Tufts students don’t pass up any opportunity to party. First there was Fall Ball, then Homecoming, Columbus Day, Halloween (parts one and two), and Hurricane Sandy. With Cage Rage and Winter Bash still coming, it may seem like getting drunk and grinding against beer- and sweat-covered walls ought to be marked on our calendars for the rest of the year. Between official Homecoming shirts that read, “Everyone wins when you start at 9 a.m.” and students avoiding Friday morning classes for the sake of Thirsty Thursdays, going out seems to be the prominent social scene here at Tufts. But is it? Or is it all just talk?
Maybe our ego has grown a little too large for our own good. In 2011, Playboy magazine named Tufts the third worst party school in the country. That’s worst as in poor quality, the lowest standard, inferior, defective, unpleasant. Since Playboy doesn’t have the classiest of standards to begin with, if any of these adjectives hold true, one might actually be wise to stay away from the scene. But can one opt out of partying without committing social suicide? Fortunately, there are plenty of great ways to enjoy yourself on the weekends without needing to drink or party.
For those students who wish to abstain from the party scene entirely, the Tufts Programming Board and Another Option are student-run organizations that offer alternative nighttime activities. While some of the Programming Board’s larger dance and concert events do have a tendency to get a little debauched, the film and comedy series, lectures, and recent Boston Ghost Tour are popular alcohol-free events. Another Option is a club dedicated solely to organizing sober activities such as ice-skating, pumpkin carving, game nights, and snowball fights.
While these clubs have good intentions, it seems as though there is a certain stigma against publicizing your decision not to drink. Another Option’s Facebook group has only 18 members, compared to the 513 Facebook RSVPs for 123’s ‘Halloween Part Deux.’ All 2500 Fall Ball tickets sold out within the first day, but the demand to see Jon Lovett, a speechwriter for Barack Obama, was so low that his lecture was moved to a smaller venue to have fewer empty seats.
Healthy living housing has historically been the most reliable alternative to the party scene. However, in recent years interest in this option has dropped dramatically. According to Yolanda King, Director of Residential Life, this decrease has not been of major concern amongst the administration. She explained that this trend can be seen in universities nationwide and is thus not indicative of anything endemic to Tufts. The residential office has, however, been trying to integrate healthy living programs within all residence halls in order to meet the needs of all students.

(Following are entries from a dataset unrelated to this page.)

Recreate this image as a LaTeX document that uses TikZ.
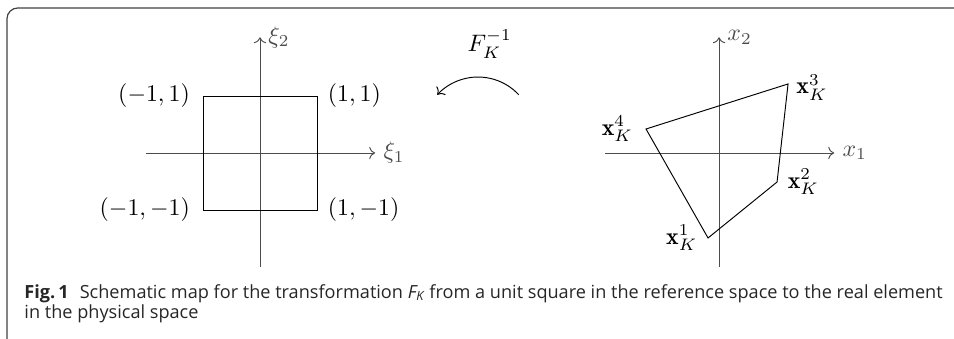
\documentclass[tikz,border=0pt]{standalone}
\usepackage{amsmath,amssymb}
\usepackage{fontspec}
\newfontfamily\capfont{Open Sans}
\usepackage{tikz}
\usetikzlibrary{arrows.meta,positioning,calc}

\begin{document}
\begin{tikzpicture}[x=0.84cm,y=0.84cm,
    axis/.style={->,black!70},
    elem/.style={black,line join=miter},
    captext/.style={anchor=base west,inner sep=0,text=black!85,
      font=\capfont\fontsize{7.6}{8.4}\selectfont}]
  \useasboundingbox (-4.561,-3.263) rectangle (12.175,2.684);
  % frame of the figure
  \draw[black!75,line width=0.5pt,rounded corners=1.6mm] (-4.439,-3.6) -- (-4.439,2.544) -- (12.5,2.544);

  % reference element
  \coordinate (rO) at (0,0);
  \draw[axis] (-2,0) -- (2.02,0) node[right] (xi1) {$\xi_1$};
  \draw[axis] (0,-2) -- (0,2.03) node[right] (xi2) {$\xi_2$};
  \coordinate (s1) at (-1,-1); \coordinate (s2) at (1,-1);
  \coordinate (s3) at (1,1);   \coordinate (s4) at (-1,1);
  \draw[elem] (s1) -- (s2) -- (s3) -- (s4) -- cycle;
  \node[left=2pt]  (ls1) at (s1) {$(-1,-1)$};
  \node[right=1pt] (ls2) at (s2) {$(1,-1)$};
  \node[right=1pt] (ls3) at (s3) {$(1,1)$};
  \node[left=2pt]  (ls4) at (s4) {$(-1,1)$};

  % inverse map
  \node (Finv) at (4.03,1.91) {$F_K^{-1}$};
  \coordinate (arcR) at (4.539,1.022);
  \draw[->] (arcR) arc[start angle=43,end angle=137,radius=0.977];

  % physical element
  \begin{scope}[shift={(8.053,0)}]
    \draw[axis] (-2,0) -- (2.02,0) node[right] (x1) {$x_1$};
    \draw[axis] (0,-2) -- (0,2.03) node[right] (x2) {$x_2$};
    \coordinate (p1) at (-0.193,-1.491); \coordinate (p2) at (1.018,-0.509);
    \coordinate (p3) at (1.211,1.211);   \coordinate (p4) at (-1.281,0.421);
    \draw[elem] (p1) -- (p2) -- (p3) -- (p4) -- cycle;
    \node[left=1pt]  (lp1) at (p1) {$\mathbf{x}_K^1$};
    \node[right=1pt] (lp2) at (p2) {$\mathbf{x}_K^2$};
    \node[right=0pt,yshift=-1.5pt] (lp3) at (p3) {$\mathbf{x}_K^3$};
    \node[left=2pt]  (lp4) at (p4) {$\mathbf{x}_K^4$};
  \end{scope}

  % caption
  \node[captext] (cap1) at (-4.14,-2.544)
    {\textbf{Fig.\,1}\hspace{0.35em} Schematic map for the transformation {\itshape F\textsubscript{K}} from a unit square in the reference space to the real element};
  \node[captext] (cap2) at (-4.14,-2.895) {in the physical space};
\end{tikzpicture}
\end{document}
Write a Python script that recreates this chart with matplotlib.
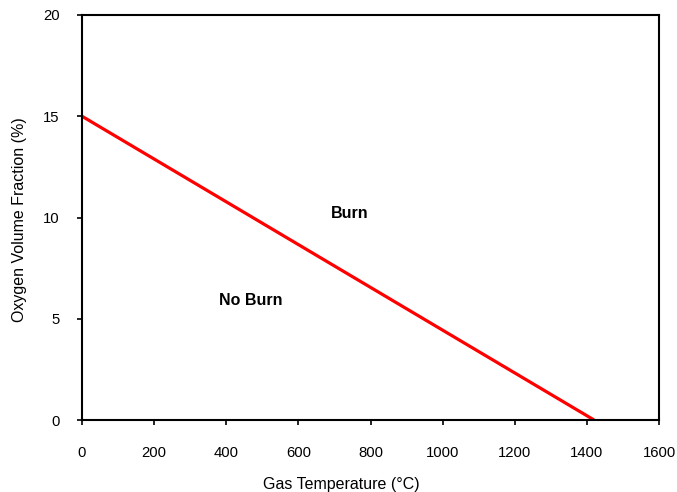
import matplotlib.pyplot as plt

# burn / no-burn boundary
gas_temp = [0, 1420]
o2_fraction = [15, 0]

x_ticks = [0, 200, 400, 600, 800, 1000, 1200, 1400, 1600]
y_ticks = [0, 5, 10, 15, 20]

plt.rcParams['font.family'] = ['Liberation Sans', 'DejaVu Sans']

fig = plt.figure(figsize=(6.77, 4.92), dpi=100)
ax = fig.add_axes([82 / 677, 1 - 420 / 492, (659 - 82) / 677, (420 - 15) / 492])

ax.plot(gas_temp, o2_fraction, color='#ff0000', linewidth=2.3, solid_capstyle='butt')

ax.text(743, 10.2, 'Burn', fontsize=11.5, fontweight='bold', ha='center', va='center')
ax.text(469, 5.9, 'No Burn', fontsize=11.5, fontweight='bold', ha='center', va='center')

ax.set_xlim(0, 1600)
ax.set_ylim(0, 20)
ax.set_xticks(x_ticks)
ax.set_yticks(y_ticks)
ax.tick_params(direction='out', length=3.6, width=1.2, labelsize=10.7)
ax.tick_params(axis='x', pad=15)
ax.tick_params(axis='y', pad=12.5)
for s in ax.spines.values():
    s.set_linewidth(1.5)

ax.set_xlabel('Gas Temperature (°C)', fontsize=11.5)
ax.set_ylabel('Oxygen Volume Fraction (%)', fontsize=11.5)
# label positions in axes fraction (label sits left of centre in the original)
ax.xaxis.set_label_coords((341 - 82) / 577, -(485 - 420) / 405)
ax.yaxis.set_label_coords(-(82 - 20) / 577, (420 - 220) / 405)
ax.xaxis.label.set_va('center')
ax.yaxis.label.set_va('center')

fig.savefig('out.png', dpi=100)
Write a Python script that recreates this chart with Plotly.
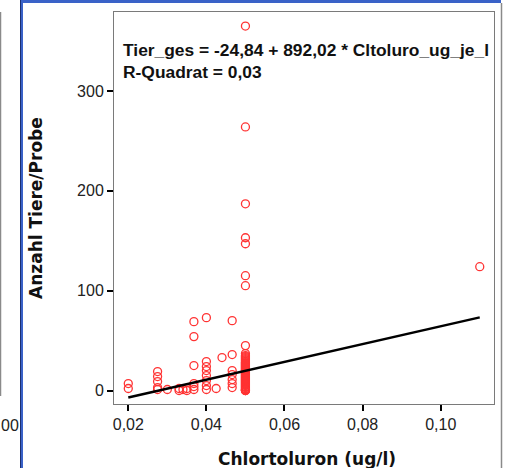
import plotly.graph_objects as go

# ---- data, one list per x column ----
col_x = [0.020, 0.0275, 0.030, 0.033, 0.034, 0.035, 0.0368, 0.040,
         0.0425, 0.044, 0.0466, 0.050, 0.110]
col_y = [
    [7, 2],
    [19, 14, 9, 3, 1],
    [1],
    [0, 2],
    [1],
    [0, 2],
    [69, 54, 25, 7, 4, 1],
    [73, 29, 24, 20, 15, 10, 5, 1],
    [2],
    [33],
    [70, 36, 20, 16, 11, 7, 3],
    [365, 264, 187, 153, 147, 115, 105, 45,
     37, 35, 34, 33, 32, 31, 30, 29, 28, 27.5, 27, 26, 25.5, 25, 24, 23.5,
     23, 22, 21.5, 21, 20, 19.5, 19, 18, 17.5, 17, 16, 15.5, 15, 14, 13.5,
     13, 12, 11.5, 11, 10, 9.5, 9, 8, 7.5, 7, 6, 5.5, 5, 4, 3.5, 3, 2,
     1.5, 1, 0.5, 0, 0, 0],
    [124],
]
x_vals = [cx for cx, ys in zip(col_x, col_y) for _ in ys]
y_vals = [v for ys in col_y for v in ys]

intercept = -24.84
slope = 892.02

x_tickvals = [0.02, 0.04, 0.06, 0.08, 0.10]
x_ticktext = ["0,02", "0,04", "0,06", "0,08", "0,10"]
y_tickvals = [0, 100, 200, 300]
y_ticktext = ["0", "100", "200", "300"]

fit_x = [min(x_vals), max(x_vals)]
fit_y = [intercept + slope * v for v in fit_x]

# ---- geometry helpers (pixel -> paper) ----
L, R, T, B = 114, 494, 12, 404
W, H = 506, 468
def px(x):
    return (x - L) / (R - L)
def py(y):
    return (B - y) / (B - T)

fig = go.Figure()
fig.add_trace(go.Scatter(
    x=x_vals, y=y_vals, mode="markers",
    marker=dict(symbol="circle-open", size=8, color="#ff3333",
                line=dict(width=1.3, color="#ff3333")),
    showlegend=False, hoverinfo="skip",
))
fig.add_trace(go.Scatter(
    x=fit_x, y=fit_y, mode="lines",
    line=dict(color="black", width=2.5),
    showlegend=False, hoverinfo="skip",
))

axis_common = dict(
    showgrid=False, zeroline=False, showline=True, linecolor="#7a7a7a",
    linewidth=1, mirror=True, ticks="outside", ticklen=6, tickwidth=2,
    tickcolor="black",
    tickfont=dict(family="Liberation Sans", size=16, color="#222222"),
)
fig.update_xaxes(range=[0.01634, 0.11365], tickvals=x_tickvals,
                 ticktext=x_ticktext, **axis_common)
fig.update_yaxes(range=[-13.5, 379.1], tickvals=y_tickvals,
                 ticktext=y_ticktext, **axis_common)

ann = []
ann.append(dict(xref="paper", yref="paper", x=px(121), y=py(50),
                xanchor="left", yanchor="middle", showarrow=False,
                text="<b>Tier_ges = -24,84 + 892,02 * Cltoluro_ug_je_l</b>",
                font=dict(family="Liberation Sans", size=17.4, color="#111111")))
ann.append(dict(xref="paper", yref="paper", x=px(121), y=py(71.5),
                xanchor="left", yanchor="middle", showarrow=False,
                text="<b>R-Quadrat = 0,03</b>",
                font=dict(family="Liberation Sans", size=17.4, color="#111111")))
ann.append(dict(xref="paper", yref="paper", x=px(307), y=py(459),
                xanchor="center", yanchor="middle", showarrow=False,
                text="<b>Chlortoluron (ug/l)</b>",
                font=dict(family="DejaVu Sans", size=17, color="#111111")))
ann.append(dict(xref="paper", yref="paper", x=px(36), y=py(208),
                xanchor="center", yanchor="middle", showarrow=False,
                textangle=-90,
                text="<b>Anzahl Tiere/Probe</b>",
                font=dict(family="DejaVu Sans", size=17, color="#111111")))
ann.append(dict(xref="paper", yref="paper", x=px(-1), y=py(425),
                xanchor="left", yanchor="middle", showarrow=False,
                text="00",
                font=dict(family="Liberation Sans", size=16, color="#222222")))

shapes = []
# window chrome: blue top bar and left blue separator
shapes.append(dict(type="rect", xref="paper", yref="paper",
                   x0=px(20), x1=px(501), y0=py(0), y1=py(3),
                   fillcolor="#3a62c8", line=dict(width=0), layer="above"))
shapes.append(dict(type="rect", xref="paper", yref="paper",
                   x0=px(20), x1=px(23), y0=py(0), y1=py(468),
                   fillcolor="#3a62c8", line=dict(width=0), layer="above"))
shapes.append(dict(type="line", xref="paper", yref="paper",
                   x0=px(20.5), x1=px(20.5), y0=py(0), y1=py(468),
                   line=dict(color="#1c2f70", width=1), layer="above"))
# left neighbour panel edge
shapes.append(dict(type="line", xref="paper", yref="paper",
                   x0=px(0.5), x1=px(0.5), y0=py(12), y1=py(396),
                   line=dict(color="#8a8a8a", width=1.5), layer="above"))
# right window edge
shapes.append(dict(type="line", xref="paper", yref="paper",
                   x0=px(501.5), x1=px(501.5), y0=py(3), y1=py(468),
                   line=dict(color="#8a8a8a", width=1.5), layer="above"))

fig.update_layout(
    width=W, height=H,
    margin=dict(l=L, r=W - R, t=T, b=H - B, pad=0),
    paper_bgcolor="white", plot_bgcolor="white",
    annotations=ann, shapes=shapes,
)

fig.write_html("out.html")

Many students who do not want to opt out of the party scene altogether are uncomfortable drinking. Since resident assistants (RAs) have an obligation to refrain from substance use, I spoke with Nick Cutsumpas, an RA in Haskell Hall, about how he has managed to maintain a social life without drinking. He says, “If you choose not to drink and stand tall in your convictions, then you accept the fact that things are going to be more difficult socially. You just have to be proactive in your social life. If you don’t doubt your decision, then you don’t feel pressured or left out.”
As a runner, I made the commitment with my team to be dry during the peak of our season. I’ve found that drunk college kids can be really amusing—on Halloween I watched a guy in a green jumpsuit (I still haven’t figured out what he was attempting to be, other than creepy) ask anyone who would listen to watch him moonwalk. Later, I saw two girls compliment a real policeman on his “costume.” Being the only one who remembers the events of the night during brunch at Dewick makes you the center of social life, and the lack of a hangover means that an afternoon Tisch session won’t be completely unproductive. At the same time, I don’t have to give up the chance to have fun with my friends.
Partying undeniably dominates nightlife at Tufts, as it does at all colleges, but from Programming Board’s events to going out sober, viable social alternatives do exist. While going out is the most visible social scene, we don’t realize how many people stay in because, well, they’re in.